Climate is the key to the difference. While typical shiraz from Australia tends to come from hot regions, the heartland of syrah in France is cooler, by viticultural standards: the northern Rhône valley. Running between Vienne and Valence, this region only produces 5% of the valley’s wine, but it specialises in syrah.
Typically, they are deep coloured with fresh bramble fruit flavours, medium body and complex flavours ranging from savoury spice to pepper to charred meat. The most soughtafter appellations such as Hermitage and Côte-Rôtie rarely cost less than £25, but there are some bargains to be had (see my recommendations below).
Syrah is also often used as a blending variety with grenache and others to make Côtes-du-Rhône reds – though it is usually in the minority. You can also find syrah used to make rosé. Also, look out for syrah-viognier blends, where up to 10% of the white grape viognier is blended in – a most unusual innovation, based on the recipe for Côte-Rôtie.
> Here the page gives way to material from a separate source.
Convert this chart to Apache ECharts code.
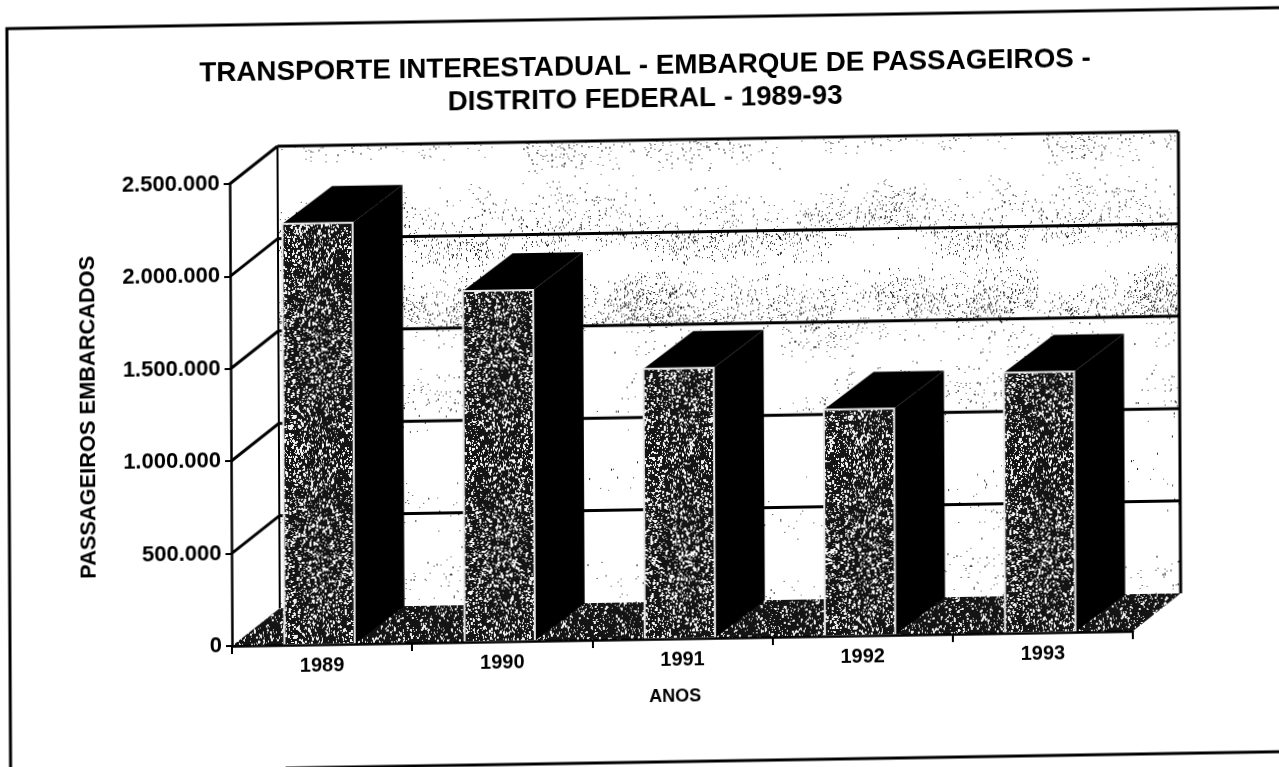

Domaine de Montval, Syrah 2015 PGI Pays du Gard (£8.99 Majestic Wine) The Gard department is one of the three main parts of the Languedoc, where swathes of vineyards produce reliably good-value wine from dozens of different varieties. Despite the relatively warm origins, this syrah from Domaine de Montval has surprising delicacy. Full of black pepper, floral fragrance and juicy blackberry fruit – and comes with a hefty discount when you buy six!
Michel et Stéphane Ogier, La Rosine Syrah 2014 PGI Collines Rhodaniennes (£14.60 Lay & Wheeler) Just opposite Côte-Rôtie (one of the Rhône valley’s top appellations) are hillsides known as the Collines Rhodaniennes. The Romans prized these vines, yet they remain largely undiscovered today. Thankfully, producers such as the Ogiers are making wines that prove the region’s potential, with pristine black fruit and a wonderful savoury meaty character. If this had Côte-Rôtie on the label, it would cost twice the price.
Delas, Domaine des Grands Chemins 2014 Crozes-Hermitage (£19 The Wine Society) Delas is one of my favourite Rhône producers, and this Crozes-Hermitage is an absolute stonker. It comes from their own organic domaine within a large appellation area that takes its name from the prestigious hill of Hermitage. This example is rich and smoky, with typical black peppercorn spice on the finish and chewy tannin that will support bottle maturation for up to a decade.